Records from a dataset
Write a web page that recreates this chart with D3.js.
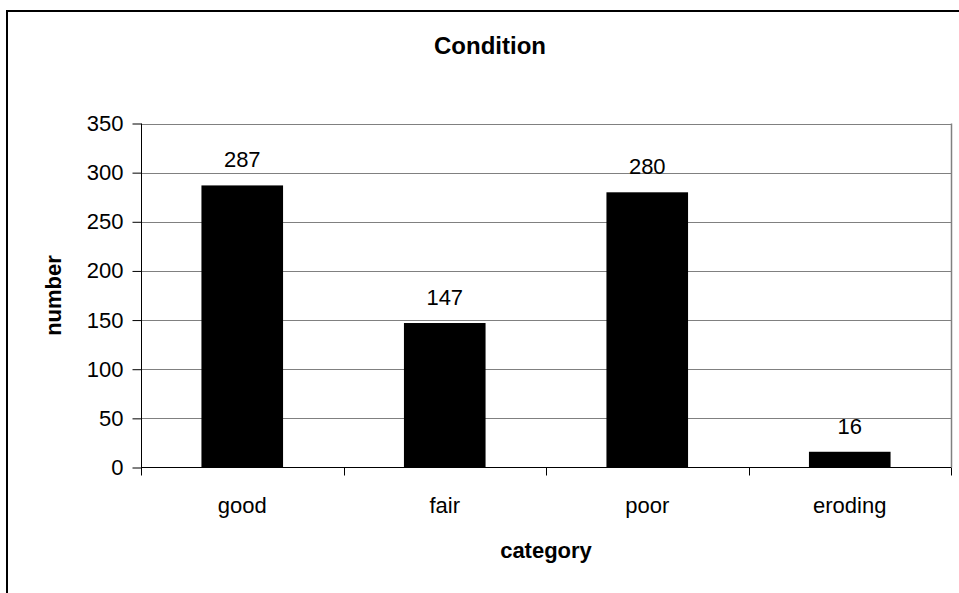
<!DOCTYPE html>
<html>
<head>
<meta charset="utf-8">
<script src="https://cdn.jsdelivr.net/npm/d3@7"></script>
<style>
  html, body { margin: 0; padding: 0; background: #fff; }
  svg { display: block; font-family: "Liberation Sans", Arial, sans-serif; }
</style>
</head>
<body>
<div id="chart"></div>
<script>
const categories = ["good", "fair", "poor", "eroding"];
const values = [287, 147, 280, 16];
const yTicks = [0, 50, 100, 150, 200, 250, 300, 350];
const titleText = "Condition";
const xTitle = "category";
const yTitle = "number";

const W = 959, H = 593;
const plot = { left: 141, right: 951, top: 123.5, bottom: 467.5 };

const svg = d3.select("#chart").append("svg")
  .attr("width", W).attr("height", H);

svg.append("rect").attr("width", W).attr("height", H).attr("fill", "#fff");

// outer chart border (extends beyond view)
svg.append("rect")
  .attr("x", 7).attr("y", 11)
  .attr("width", 980).attr("height", 600)
  .attr("fill", "none").attr("stroke", "#000").attr("stroke-width", 2);

const x = d3.scaleBand().domain(categories).range([plot.left, plot.right]).padding(0);
const y = d3.scaleLinear().domain([0, 350]).range([plot.bottom, plot.top]);

// gridlines
svg.append("g").selectAll("line").data(yTicks.filter(d => d > 0)).join("line")
  .attr("x1", plot.left).attr("x2", plot.right)
  .attr("y1", d => Math.round(y(d)) + 0.5).attr("y2", d => Math.round(y(d)) + 0.5)
  .attr("stroke", "#808080").attr("stroke-width", 1.2);

// right plot border
svg.append("line")
  .attr("x1", plot.right + 0.5).attr("x2", plot.right + 0.5)
  .attr("y1", plot.top).attr("y2", plot.bottom)
  .attr("stroke", "#808080").attr("stroke-width", 1.5);

// bars
const barW = x.bandwidth() * 0.403;
svg.append("g").selectAll("rect").data(values).join("rect")
  .attr("x", (d, i) => x(categories[i]) + x.bandwidth() / 2 - barW / 2)
  .attr("width", barW)
  .attr("y", d => y(d))
  .attr("height", d => y(0) - y(d))
  .attr("fill", "#000");

// data labels
svg.append("g").selectAll("text").data(values).join("text")
  .attr("x", (d, i) => x(categories[i]) + x.bandwidth() / 2)
  .attr("y", d => y(d) - 18)
  .attr("text-anchor", "middle")
  .attr("font-size", 22)
  .attr("fill", "#000")
  .text(d => d);

// y axis
const yAxis = d3.axisLeft(y).tickValues(yTicks).tickSize(9).tickPadding(9).tickFormat(d3.format("d"));
const gy = svg.append("g").attr("transform", `translate(${plot.left + 0.5},0)`).call(yAxis);
gy.select(".domain").attr("stroke", "#000").attr("d", `M-9,${plot.top}H0V${plot.bottom}`);
gy.select(".domain").attr("d", `M0,${plot.top}V${plot.bottom}`);
gy.selectAll(".tick line").attr("stroke", "#000");
gy.selectAll(".tick text").attr("font-size", 22).attr("fill", "#000")
  .attr("font-family", "Liberation Sans, Arial, sans-serif");

// x axis
const xAxis = d3.axisBottom(x).tickSize(0).tickPadding(30);
const gx = svg.append("g").attr("transform", `translate(0,${plot.bottom})`).call(xAxis);
gx.select(".domain").attr("stroke", "#000").attr("d", `M${plot.left},0H${plot.right}`);
gx.selectAll(".tick text").attr("font-size", 22).attr("fill", "#000")
  .attr("font-family", "Liberation Sans, Arial, sans-serif");
// category boundary ticks
const bounds = categories.map(c => x(c)).concat([plot.right]);
gx.append("g").selectAll("line").data(bounds).join("line")
  .attr("x1", d => Math.round(d) + 0.5).attr("x2", d => Math.round(d) + 0.5)
  .attr("y1", 0).attr("y2", 8)
  .attr("stroke", "#000");

// title
svg.append("text")
  .attr("x", 490).attr("y", 54)
  .attr("text-anchor", "middle")
  .attr("font-size", 24).attr("font-weight", "bold")
  .text(titleText);

// x title
svg.append("text")
  .attr("x", (plot.left + plot.right) / 2).attr("y", 558)
  .attr("text-anchor", "middle")
  .attr("font-size", 22).attr("font-weight", "bold")
  .text(xTitle);

// y title
svg.append("text")
  .attr("transform", `translate(61,${(plot.top + plot.bottom) / 2}) rotate(-90)`)
  .attr("text-anchor", "middle")
  .attr("font-size", 22).attr("font-weight", "bold")
  .text(yTitle);
</script>
</body>
</html>
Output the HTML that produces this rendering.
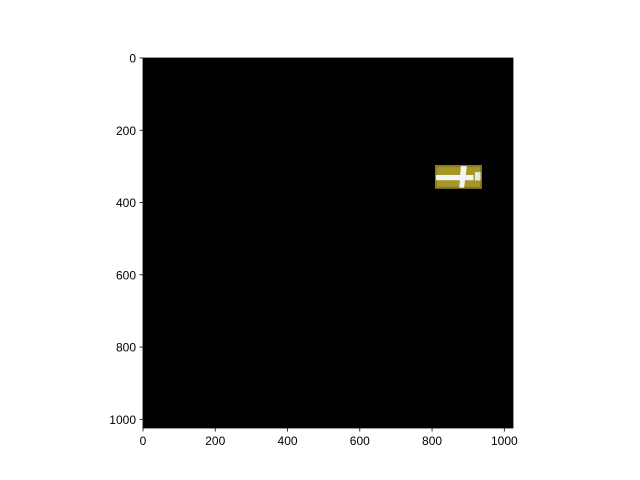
<!DOCTYPE html>
<html><head><meta charset="utf-8"><style>
body{margin:0;background:#fff}
svg{display:block;font-family:"Liberation Sans","DejaVu Sans",sans-serif}
</style></head><body>
<svg width="640" height="480" id="c"></svg>
<script>
const xTicks=[0,200,400,600,800,1000];
const yTicks=[0,200,400,600,800,1000];
const patchX=[808,938];
const patchY=[296,362];
const NS="http://www.w3.org/2000/svg";
const svg=document.getElementById('c');
const L=143,T=58,S=370/1024;
const sx=v=>L+v*S, sy=v=>T+v*S;
function mk(t,a,p){const e=document.createElementNS(NS,t);for(const k in a)e.setAttribute(k,a[k]);(p||svg).appendChild(e);return e;}
const img=mk('rect',{x:L,y:T,width:1024*S,height:1024*S,fill:'#000'});


const g=mk('g',{});


const px=sx(patchX[0]),py=sy(patchY[0]),pw=(patchX[1]-patchX[0])*S,ph=(patchY[1]-patchY[0])*S;
mk('rect',{x:px,y:py,width:pw,height:ph,fill:'#8a7a1c'},g);
mk('rect',{x:px+2,y:py+2,width:pw-4,height:ph-4,fill:'#b8a830',opacity:0.6},g);
mk('rect',{x:px+1,y:py+ph*0.42,width:pw*0.8,height:ph*0.22,fill:'#f4f4f4'},g);
mk('polygon',{points:`${px+pw*0.55},${py+ph*0.05} ${px+pw*0.68},${py+ph*0.05} ${px+pw*0.62},${py+ph*0.95} ${px+pw*0.52},${py+ph*0.95}`,fill:'#f4f4f4'},g);
mk('rect',{x:px+pw*0.85,y:py+ph*0.3,width:pw*0.12,height:ph*0.35,fill:'#e8e8e8'},g);
const ax=mk('g',{});


mk('rect',{x:L,y:T,width:1024*S,height:1024*S,fill:'none',stroke:'#000','stroke-width':0.8},ax);
xTicks.forEach(v=>{
 const x=sx(v);
 mk('line',{x1:x,y1:T+1024*S,x2:x,y2:T+1024*S+3.5,stroke:'#000','stroke-width':0.8},ax);
 const t=mk('text',{x:x,y:T+1024*S+17,'text-anchor':'middle','font-size':12},ax);t.textContent=v;
 
 
});
yTicks.forEach(v=>{
 const y=sy(v);
 mk('line',{x1:L-3.5,y1:y,x2:L,y2:y,stroke:'#000','stroke-width':0.8},ax);
 const t=mk('text',{x:L-7,y:y+4.5,'text-anchor':'end','font-size':12},ax);t.textContent=v;
 
 
});
</script>
</body></html>
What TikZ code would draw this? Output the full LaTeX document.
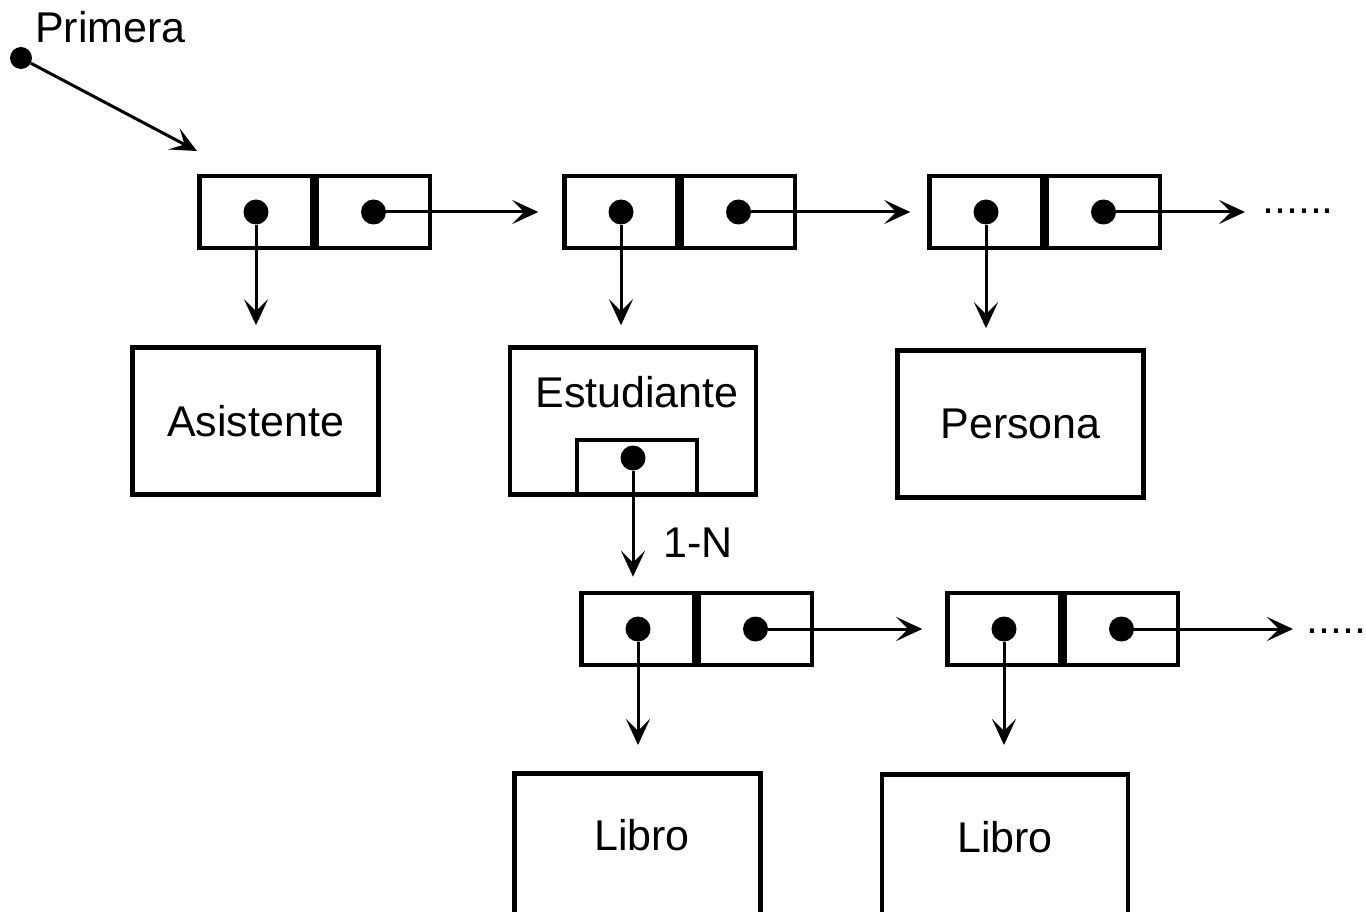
\documentclass[tikz,border=0pt]{standalone}
\usepackage{fontspec}
\setmainfont{Liberation Sans}
\usetikzlibrary{arrows.meta,positioning}

\begin{document}
\begin{tikzpicture}[x=1pt, y=-1pt,
    celda/.style={draw, line width=4.5pt, minimum width=113pt, minimum height=72pt, inner sep=0pt},
    clase/.style={draw, line width=4.5pt, minimum width=246pt, minimum height=147pt, inner sep=0pt, font=\fontsize{43}{50}\selectfont},
    punto/.style={circle, fill=black, minimum size=25pt, inner sep=0pt},
    texto/.style={font=\fontsize{43}{50}\selectfont, inner sep=0pt},
    flecha/.style={line width=3pt, -{Stealth[length=26pt, width=24pt, inset=12pt]}}]

    \useasboundingbox (0,0) rectangle (1366,912);
    \clip (0,0) rectangle (1366,912);

    % lista de asistentes
    \node[celda] (c11) at (256,212) {};
    \node[celda, right=0pt of c11] (c12) {};
    \node[celda] (c21) at (621,212) {};
    \node[celda, right=0pt of c21] (c22) {};
    \node[celda] (c31) at (986,212) {};
    \node[celda, right=0pt of c31] (c32) {};

    \node[punto] (d11) at (c11) {};
    \node[punto] (d12) at (c12) {};
    \node[punto] (d21) at (c21) {};
    \node[punto] (d22) at (c22) {};
    \node[punto] (d31) at (c31) {};
    \node[punto] (d32) at (c32) {};

    % primera
    \node[punto, minimum size=22pt] (prim) at (21,58) {};
    \node[texto, anchor=base west] (t_prim) at (35,43) {Primera};
    \coordinate (fprim) at (197,151);
    \draw[flecha] (prim) -- (fprim);

    % clases
    \node[clase] (asis) at (255.5,421) {Asistente};
    \node[clase] (estu) at (633,421) {};
    \node[texto] (t_estu) at (637,392) {Estudiante};
    \node[draw, line width=4pt, minimum width=120pt, minimum height=55pt, inner sep=0pt] (esturef) at (637,467.5) {};
    \node[punto] (dref) at (633,458) {};
    \node[clase] (pers) at (1020.5,424) {Persona};

    \draw[flecha, shorten >=24pt] (d12) -- (d12 -| c21.west);
    \draw[flecha, shorten >=17pt] (d22) -- (d22 -| c31.west);
    \coordinate (fin3) at (1245,212);
    \draw[flecha] (d32) -- (d32 -| fin3);
    \node[texto, anchor=base west] (t_sig3) at (1262,214) {......};

    \draw[flecha, shorten >=20pt] (d11) -- (d11 |- asis.north);
    \draw[flecha, shorten >=20pt] (d21) -- (d21 |- estu.north);
    \draw[flecha, shorten >=20pt] (d31) -- (d31 |- pers.north);

    % lista de libros
    \node[celda] (cA1) at (638,629) {};
    \node[celda, right=0pt of cA1] (cA2) {};
    \node[celda] (cB1) at (1004,629) {};
    \node[celda, right=0pt of cB1] (cB2) {};

    \node[punto] (dA1) at (cA1) {};
    \node[punto] (dA2) at (cA2) {};
    \node[punto] (dB1) at (cB1) {};
    \node[punto] (dB2) at (cB2) {};

    \draw[flecha, shorten >=14pt] (dref) -- (dref |- cA1.north);
    \node[texto, anchor=west] (t_rel) at (663,543) {1-N};

    \draw[flecha, shorten >=23pt] (dA2) -- (dA2 -| cB1.west);
    \coordinate (finB) at (1293,629);
    \draw[flecha] (dB2) -- (dB2 -| finB);
    \node[texto, anchor=base west] (t_sigB) at (1306,633) {.....};

    \node[clase, minimum height=200pt, anchor=north] (libro1) at (637.5,771) {};
    \node[texto] (t_libro1) at (642,835) {Libro};
    \node[clase, minimum height=200pt, anchor=north] (libro2) at (1005,772) {};
    \node[texto] (t_libro2) at (1005,837) {Libro};

    \draw[flecha, shorten >=26pt] (dA1) -- (dA1 |- libro1.north);
    \draw[flecha, shorten >=27pt] (dB1) -- (dB1 |- libro2.north);

\end{tikzpicture}
\end{document}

* _SET PROBLEM_: Write out the lines running from the one that contains "Output the HTML that produces this rendering." through the one that contains "</body></html>", ends included, and nothing else. Pictures stay out of the copy.

* _RESULT BELOW_:
Output the HTML that produces this rendering.
<!DOCTYPE html>
<html><head><meta charset="utf-8"><style>
body{margin:0;background:#fff}
svg{display:block;font-family:"Liberation Sans","DejaVu Sans",sans-serif}
</style></head><body>
<svg width="640" height="480" id="c"></svg>
<script>
const xTicks=[0,200,400,600,800,1000];
const yTicks=[0,200,400,600,800,1000];
const patchX=[808,938];
const patchY=[296,362];
const NS="http://www.w3.org/2000/svg";
const svg=document.getElementById('c');
const L=143,T=58,S=370/1024;
const sx=v=>L+v*S, sy=v=>T+v*S;
function mk(t,a,p){const e=document.createElementNS(NS,t);for(const k in a)e.setAttribute(k,a[k]);(p||svg).appendChild(e);return e;}
const img=mk('rect',{x:L,y:T,width:1024*S,height:1024*S,fill:'#000'});


const g=mk('g',{});


const px=sx(patchX[0]),py=sy(patchY[0]),pw=(patchX[1]-patchX[0])*S,ph=(patchY[1]-patchY[0])*S;
mk('rect',{x:px,y:py,width:pw,height:ph,fill:'#8a7a1c'},g);
mk('rect',{x:px+2,y:py+2,width:pw-4,height:ph-4,fill:'#b8a830',opacity:0.6},g);
mk('rect',{x:px+1,y:py+ph*0.42,width:pw*0.8,height:ph*0.22,fill:'#f4f4f4'},g);
mk('polygon',{points:`${px+pw*0.55},${py+ph*0.05} ${px+pw*0.68},${py+ph*0.05} ${px+pw*0.62},${py+ph*0.95} ${px+pw*0.52},${py+ph*0.95}`,fill:'#f4f4f4'},g);
mk('rect',{x:px+pw*0.85,y:py+ph*0.3,width:pw*0.12,height:ph*0.35,fill:'#e8e8e8'},g);
const ax=mk('g',{});


mk('rect',{x:L,y:T,width:1024*S,height:1024*S,fill:'none',stroke:'#000','stroke-width':0.8},ax);
xTicks.forEach(v=>{
 const x=sx(v);
 mk('line',{x1:x,y1:T+1024*S,x2:x,y2:T+1024*S+3.5,stroke:'#000','stroke-width':0.8},ax);
 const t=mk('text',{x:x,y:T+1024*S+17,'text-anchor':'middle','font-size':12},ax);t.textContent=v;
 
 
});
yTicks.forEach(v=>{
 const y=sy(v);
 mk('line',{x1:L-3.5,y1:y,x2:L,y2:y,stroke:'#000','stroke-width':0.8},ax);
 const t=mk('text',{x:L-7,y:y+4.5,'text-anchor':'end','font-size':12},ax);t.textContent=v;
 
 
});
</script>
</body></html>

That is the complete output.